2017 ICO boom causes: (1) ERC-20 token standard made deployment trivial — any developer could launch a token in hours, (2) ETH price appreciation created a large pool of crypto-wealthy retail investors looking for opportunities, (3) early legitimate successes (Ethereum, NEO) created FOMO, (4) social media amplification of quick profits attracted mainstream retail, (5) regulatory vacuum — no clear rules meant no enforcement initially. Total 2017 ICO fundraising: $6.2B across hundreds of projects.
2018 ICO collapse: (1) SEC enforcement actions — Telegram's $1.7B ICO blocked, multiple enforcement letters to projects, (2) China banned ICOs in September 2017 (major retail market), (3) crypto market crash in early 2018 took BTC from $20K to $3K — ICO projects holding BTC treasuries lost 85% of funds, (4) retail investors burned by scams and failures stopped participating, (5) regulatory uncertainty created legal risk for projects and exchanges hosting ICOs.
Key evolution: 2017 ICOs — unregulated, no quality floor, project-direct raises, ETH/BTC to project wallet, no exchange guarantee, 80%+ failed/scammed. 2025 IDOs — exchange IEOs with strict vetting, dedicated launchpads with KYC, DEX AMM listing at TGE, structured vesting, token unlock transparency, and community-oriented allocation mechanics. The failure rate remains high but the worst scams are filtered by quality launchpads.
Ethereum's impact is foundational: (1) ERC-20 standard (2015) made token creation trivial — enabling the 2017 boom, (2) Ethereum smart contracts enabled trustless ICO mechanics (automatic distribution, refund if softcap not met), (3) ICO proceeds funded hundreds of protocols building on Ethereum, (4) Ethereum's own successful ICO proved the model worked at scale. Without Ethereum, the ICO era would have been limited to Bitcoin-based protocols.

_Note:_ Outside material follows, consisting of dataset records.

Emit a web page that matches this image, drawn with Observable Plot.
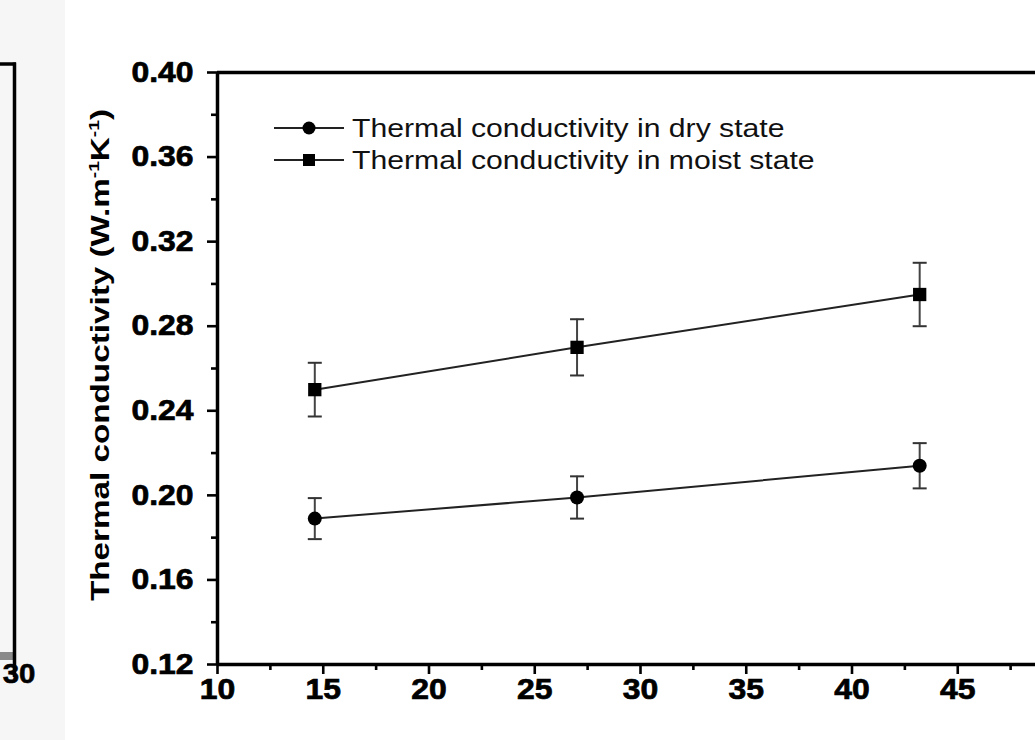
<!DOCTYPE html>
<html>
<head>
<meta charset="utf-8">
<script src="https://cdn.jsdelivr.net/npm/d3@7"></script>
<script src="https://cdn.jsdelivr.net/npm/@observablehq/plot@0.6"></script>
<style>
  html, body { margin: 0; padding: 0; background: #fff; overflow: hidden; }
  #chart { width: 1035px; height: 740px; }
</style>
</head>
<body>
<div id="chart"></div>
<script>
// ---- data ----
const moisture = [14.6, 27.0, 43.2];
const dryK = [0.189, 0.199, 0.214];
const dryErr = [0.0097, 0.0100, 0.0107];
const moistK = [0.250, 0.270, 0.295];
const moistErr = [0.0127, 0.0133, 0.0150];
const seriesNames = ["Thermal conductivity in dry state", "Thermal conductivity in moist state"];
const yTicks = [0.12, 0.16, 0.20, 0.24, 0.28, 0.32, 0.36, 0.40];
const yMinor = [0.14, 0.18, 0.22, 0.26, 0.30, 0.34, 0.38];
const xTicks = [10, 15, 20, 25, 30, 35, 40, 45];
const xMinor = [12.5, 17.5, 22.5, 27.5, 32.5, 37.5, 42.5, 47.5];
const neighbourTick = "30";

const dry = moisture.map((x, i) => ({x, k: dryK[i], e: dryErr[i]}));
const moist = moisture.map((x, i) => ({x, k: moistK[i], e: moistErr[i]}));

const capSymbol = { draw(ctx) { ctx.moveTo(-7, 0); ctx.lineTo(7, 0); } };

const W = 1035, H = 740;
const x0 = 217, pxPerUnit = 21.15;
const FONT = "'Liberation Sans', Arial, sans-serif";
const plot = Plot.plot({
  width: W, height: H,
  marginLeft: x0, marginRight: 0, marginTop: 72, marginBottom: H - 664,
  style: { fontFamily: FONT, fontSize: "28px", fontWeight: "bold", color: "#000", background: "transparent" },
  x: { domain: [10, 50], range: [x0, x0 + 40 * pxPerUnit] },
  y: { domain: [0.12, 0.40], range: [664, 72] },
  marks: [
    Plot.axisY(yTicks, { tickSize: 10, tickPadding: 14, fontSize: 28, fontWeight: "bold", tickFormat: d3.format(".2f"), label: null }),
    Plot.axisY(yMinor, { tickSize: 6, tickFormat: () => "", label: null }),
    Plot.axisX(xTicks, { tickSize: 10, tickPadding: 4, fontSize: 28, fontWeight: "bold", tickFormat: d3.format("d"), label: null }),
    Plot.axisX(xMinor, { tickSize: 6, tickFormat: () => "", label: null }),
    Plot.ruleY([0.12], { stroke: "#000", strokeWidth: 3.5 }),
    Plot.ruleY([0.40], { stroke: "#000", strokeWidth: 3.5 }),
    Plot.ruleX([10], { stroke: "#000", strokeWidth: 3.5 }),
    // error bars
    Plot.ruleX(dry, { x: "x", y1: d => d.k - d.e, y2: d => d.k + d.e, stroke: "#444", strokeWidth: 2 }),
    Plot.ruleX(moist, { x: "x", y1: d => d.k - d.e, y2: d => d.k + d.e, stroke: "#444", strokeWidth: 2 }),
    Plot.dot(dry, { x: "x", y: d => d.k - d.e, symbol: capSymbol, stroke: "#333", strokeWidth: 2, fill: "none" }),
    Plot.dot(dry, { x: "x", y: d => d.k + d.e, symbol: capSymbol, stroke: "#333", strokeWidth: 2, fill: "none" }),
    Plot.dot(moist, { x: "x", y: d => d.k - d.e, symbol: capSymbol, stroke: "#333", strokeWidth: 2, fill: "none" }),
    Plot.dot(moist, { x: "x", y: d => d.k + d.e, symbol: capSymbol, stroke: "#333", strokeWidth: 2, fill: "none" }),
    // lines
    Plot.line(dry, { x: "x", y: "k", stroke: "#222", strokeWidth: 2 }),
    Plot.line(moist, { x: "x", y: "k", stroke: "#222", strokeWidth: 2 }),
    // markers
    Plot.dot(dry, { x: "x", y: "k", symbol: "circle", r: 7, fill: "#000", stroke: "none" }),
    Plot.dot(moist, { x: "x", y: "k", symbol: "square", r: 7.5, fill: "#000", stroke: "none" })
  ]
});

document.getElementById("chart").appendChild(plot);
const svg = d3.select(plot);

// thicker axis ticks, as in the reference
svg.selectAll('g[aria-label="x-axis tick"], g[aria-label="y-axis tick"]')
  .attr("stroke-width", 2.6).attr("stroke", "#000");
// larger, heavier tick labels
svg.selectAll('g[aria-label="x-axis tick label"], g[aria-label="y-axis tick label"]')
  .attr("stroke", "#000").attr("stroke-width", 0.7);
svg.selectAll('g[aria-label="x-axis tick label"] text, g[aria-label="y-axis tick label"] text')
  .style("font-size", "29px").style("font-weight", "bold").style("font-family", FONT);

// neighbouring chart fragment on the far left (background strip, frame edge, bar, tick label)
const left = svg.insert("g", ":first-child");
left.append("rect").attr("x", 0).attr("y", 0).attr("width", 65).attr("height", H).attr("fill", "#f6f6f6");
left.append("rect").attr("x", 0).attr("y", 652).attr("width", 13).attr("height", 8).attr("fill", "#8a8a8a");
left.append("line").attr("x1", 0).attr("x2", 16).attr("y1", 64).attr("y2", 64).attr("stroke", "#000").attr("stroke-width", 3.5);
left.append("line").attr("x1", 14.5).attr("x2", 14.5).attr("y1", 62.5).attr("y2", 677).attr("stroke", "#000").attr("stroke-width", 3.5);
left.append("text").attr("x", 19).attr("y", 683).attr("text-anchor", "middle")
  .style("font-size", "28px").attr("font-weight", "bold").attr("font-family", FONT)
  .attr("stroke", "#000").attr("stroke-width", 0.6).text(neighbourTick);

// y-axis title with superscripts
const title = svg.append("text")
  .attr("transform", "translate(109,355) rotate(-90)")
  .attr("text-anchor", "middle")
  .attr("font-family", FONT)
  .style("font-size", "26px").attr("font-weight", "bold").attr("fill", "#000");
title.append("tspan").text("Thermal conductivity (W.m");
title.append("tspan").style("font-size", "15px").attr("dy", -10).text("-1");
title.append("tspan").attr("dy", 10).text("K");
title.append("tspan").style("font-size", "15px").attr("dy", -10).text("-1");
title.append("tspan").attr("dy", 10).text(")");
title.attr("textLength", 492).attr("lengthAdjust", "spacingAndGlyphs");

// legend
const legend = svg.append("g");
const legendRows = [
  { name: seriesNames[0], y: 128, symbol: "circle" },
  { name: seriesNames[1], y: 160, symbol: "square" }
];
legendRows.forEach(r => {
  legend.append("line").attr("x1", 274).attr("x2", 344).attr("y1", r.y).attr("y2", r.y)
    .attr("stroke", "#222").attr("stroke-width", 2);
  if (r.symbol === "circle") {
    legend.append("circle").attr("cx", 309).attr("cy", r.y).attr("r", 6.5).attr("fill", "#000");
  } else {
    legend.append("rect").attr("x", 303).attr("y", r.y - 6).attr("width", 12).attr("height", 12).attr("fill", "#000");
  }
  legend.append("text").attr("x", 352).attr("y", r.y + 9)
    .attr("text-anchor", "start")
    .attr("font-family", FONT)
    .style("font-size", "26px").attr("font-weight", "normal").attr("fill", "#111").text(r.name);
});

// widen tick labels & legend text to match the reference's wide lettering
function widen(sel, f) {
  sel.each(function() {
    const L = this.getComputedTextLength();
    this.setAttribute("textLength", (L * f).toFixed(1));
    this.setAttribute("lengthAdjust", "spacingAndGlyphs");
  });
}
widen(svg.selectAll('g[aria-label="y-axis tick label"] text'), 1.1);
widen(svg.selectAll('g[aria-label="x-axis tick label"] text'), 1.1);
widen(legend.selectAll("text"), 1.16);
widen(left.selectAll("text"), 1.05);
</script>
</body>
</html>
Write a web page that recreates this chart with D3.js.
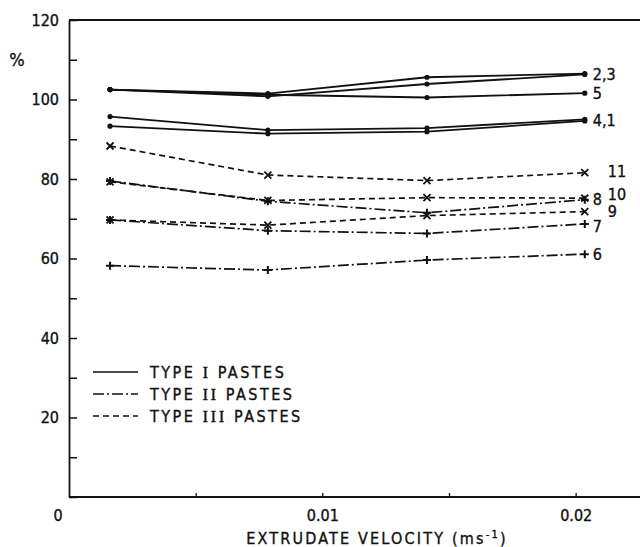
<!DOCTYPE html>
<html>
<head>
<meta charset="utf-8">
<script src="https://cdn.jsdelivr.net/npm/d3@7"></script>
<style>
  body { margin: 0; background: #fff; }
  text { font-family: "DejaVu Sans Condensed", "DejaVu Sans", sans-serif; fill: #111; stroke: #111; stroke-width: 0.35; }
</style>
</head>
<body>
<script>
// extrudate velocity (m/s) at the four measuring points
var velocity = [0.00162, 0.00785, 0.01413, 0.02036];

// paste series, % values
var seriesNames = ["1", "2", "3", "4", "5", "6", "7", "8", "9", "10", "11"];
var seriesType  = [1, 1, 1, 1, 1, 2, 2, 2, 3, 3, 3];
var s1  = [93.3, 91.4, 91.9, 94.6];
var s2  = [102.5, 101.5, 105.6, 106.5];
var s3  = [102.5, 100.8, 103.9, 106.3];
var s4  = [95.7, 92.3, 92.8, 95.0];
var s5  = [102.5, 101.2, 100.5, 101.6];
var s6  = [58.2, 57.1, 59.6, 61.1];
var s7  = [69.7, 67.0, 66.3, 68.7];
var s8  = [79.5, 74.4, 71.5, 74.8];
var s9  = [69.7, 68.4, 70.8, 71.8];
var s10 = [79.3, 74.6, 75.3, 75.2];
var s11 = [88.3, 81.0, 79.6, 81.6];
var seriesValues = [s1, s2, s3, s4, s5, s6, s7, s8, s9, s10, s11];

// curve labels at the right end and the value they sit at
var labelText  = ["2,3", "5", "4,1", "11", "10", "8", "9", "7", "6"];
var labelValue = [106.4, 101.6, 94.8, 82.0, 76.2, 74.9, 71.8, 68.2, 61.0];
var labelFar   = [false, false, false, true, true, false, true, false, false];

var legendText = [["TYPE ", "I", " PASTES"], ["TYPE ", "II", " PASTES"], ["TYPE ", "III", " PASTES"]];

var yTicks = d3.range(0, 121, 10);
var yLabels = [20, 40, 60, 80, 100, 120];
var xTicks = [0.005, 0.01, 0.015, 0.02];
var xLabels = [0.01, 0.02];

var svgWidth = 640, svgHeight = 547;
var dashFor = {1: null, 2: "11,3,2,3", 3: "6,4"};

var svg = d3.select("body").append("svg")
  .attr("width", svgWidth)
  .attr("height", svgHeight);

var x = d3.scaleLinear().domain([0, 0.0225]).range([69, 639]);
var y = d3.scaleLinear().domain([0, 120]).range([497, 20]);

// frame: top line, left and bottom axes
svg.append("line")
  .attr("x1", x(0)).attr("x2", svgWidth)
  .attr("y1", y(120)).attr("y2", y(120))
  .attr("stroke", "#111").attr("stroke-width", 1.8);

var yAxis = d3.axisLeft(y)
  .tickValues(yTicks)
  .tickSizeInner(-8)
  .tickSizeOuter(0)
  .tickPadding(10)
  .tickFormat(d => yLabels.indexOf(d) >= 0 ? d : "");

var gy = svg.append("g")
  .attr("transform", `translate(${x(0)},0)`)
  .call(yAxis);
gy.select(".domain").attr("stroke", "#111").attr("stroke-width", 1.8);
gy.selectAll(".tick line").attr("stroke", "#111").attr("stroke-width", 1.5);
gy.selectAll(".tick text").attr("font-size", 16).attr("font-family", null);

var xAxis = d3.axisBottom(x)
  .tickValues(xTicks)
  .tickSizeInner(-4)
  .tickSizeOuter(0)
  .tickPadding(13)
  .tickFormat(d => xLabels.indexOf(d) >= 0 ? d : "");

var gx = svg.append("g")
  .attr("transform", `translate(0,${y(0)})`)
  .call(xAxis);
gx.select(".domain").attr("d", `M${x(0)},0H${svgWidth}`)
  .attr("stroke", "#111").attr("stroke-width", 1.8);
gx.selectAll(".tick line").attr("stroke", "#111").attr("stroke-width", 1.3);
gx.selectAll(".tick text").attr("font-size", 16).attr("font-family", null);

svg.append("text")
  .attr("x", x(0) - 11).attr("y", y(0) + 24)
  .attr("text-anchor", "middle")
  .attr("font-size", 16)
  .text("0");

svg.append("text")
  .attr("x", 17).attr("y", 66)
  .attr("text-anchor", "middle")
  .attr("font-size", 18)
  .text("%");

var title = svg.append("text")
  .attr("x", 377).attr("y", 544)
  .attr("text-anchor", "middle")
  .attr("font-size", 16)
  .attr("letter-spacing", 2.2);
title.append("tspan").text("EXTRUDATE VELOCITY (ms");
title.append("tspan").attr("font-size", 11).attr("dy", -6).text("-1");
title.append("tspan").attr("dy", 6).text(")");

// lines
var line = d3.line()
  .x((d, i) => x(velocity[i]))
  .y(d => y(d));

seriesValues.forEach(function(vals, k) {
  var t = seriesType[k];
  svg.append("path")
    .datum(vals)
    .attr("fill", "none")
    .attr("stroke", "#111")
    .attr("stroke-width", t === 1 ? 1.8 : 1.7)
    .attr("stroke-dasharray", dashFor[t])
    .attr("d", line);
});

// markers
seriesValues.forEach(function(vals, k) {
  var t = seriesType[k];
  var g = svg.append("g");
  vals.forEach(function(v, i) {
    var cx = x(velocity[i]), cy = y(v);
    if (t === 1) {
      g.append("circle").attr("cx", cx).attr("cy", cy).attr("r", 2.6).attr("fill", "#111");
    } else if (t === 2) {
      g.append("path")
        .attr("d", `M${cx - 4},${cy}H${cx + 4}M${cx},${cy - 4}V${cy + 4}`)
        .attr("stroke", "#111").attr("stroke-width", 2);
    } else {
      g.append("path")
        .attr("d", `M${cx - 3.5},${cy - 3.5}L${cx + 3.5},${cy + 3.5}M${cx - 3.5},${cy + 3.5}L${cx + 3.5},${cy - 3.5}`)
        .attr("stroke", "#111").attr("stroke-width", 1.8);
    }
  });
});

// curve labels
var xEnd = x(velocity[velocity.length - 1]);
labelText.forEach(function(txt, i) {
  svg.append("text")
    .attr("x", xEnd + (labelFar[i] ? 23 : 8))
    .attr("y", y(labelValue[i]))
    .attr("dy", "0.36em")
    .attr("font-size", 16)
    .text(txt);
});

// legend
legendText.forEach(function(parts, i) {
  var ly = 372 + i * 22;
  svg.append("line")
    .attr("x1", 93).attr("x2", 138)
    .attr("y1", ly).attr("y2", ly)
    .attr("stroke", "#111").attr("stroke-width", 1.7)
    .attr("stroke-dasharray", dashFor[i + 1]);
  var t = svg.append("text")
    .attr("x", 150).attr("y", ly)
    .attr("dy", "0.36em")
    .attr("font-size", 16)
    .attr("letter-spacing", 2.5);
  t.append("tspan").text(parts[0]);
  t.append("tspan").attr("font-family", "Liberation Serif, serif").attr("font-size", 17).text(parts[1]);
  t.append("tspan").text(parts[2]);
});
</script>
</body>
</html>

Binance Launchpad (launched 2019) created the IEO model — the first exchange to systematically vet projects and offer guaranteed listing as part of a structured token sale. BitTorrent (BTT) in January 2019 sold out in 15 minutes, demonstrating massive retail demand for a quality-signalled launch. KuCoin, OKX, and others followed with their own launchpads, establishing the IEO category that brought institutional-grade distribution to structured token sales.
EOS raised $4.1 billion over a yearlong ICO (June 2017-June 2018) — the largest token sale in history. EOS used a unique auction mechanism with continuous daily rounds. The raise funded Block.one's development of the EOS blockchain. Despite the record raise, EOS faced significant criticism: poor regulatory compliance, SEC settlement ($24M fine in 2019), and the EOS mainnet's centralisation concerns. The EOS ICO represents both the peak of ICO excess and its regulatory consequences.
DeFi summer (2020) changed token fundraising permanently: Compound's COMP governance token distribution, Uniswap's UNI airdrop, and Yearn's YFI fair launch demonstrated alternative token distribution mechanisms. AMM technology made permissionless DEX listing possible — projects could launch without exchange permission. This created the IDO category: launchpad-mediated sales with immediate DEX listing, bypassing the centralised exchange IEO requirement while maintaining some distribution structure.
BitConnect was a fraudulent cryptocurrency that ran from 2017-2018, promising 1% daily returns through a 'trading bot.' It raised an estimated $2B+ from retail investors. In January 2018, BitConnect shut down abruptly — token price collapsed from $500 to under $1 in hours. In 2022, the SEC charged the founder with orchestrating a global Ponzi scheme. BitConnect became the defining example of 2017-era ICO fraud and is frequently cited in regulatory discussions about crypto investor protection.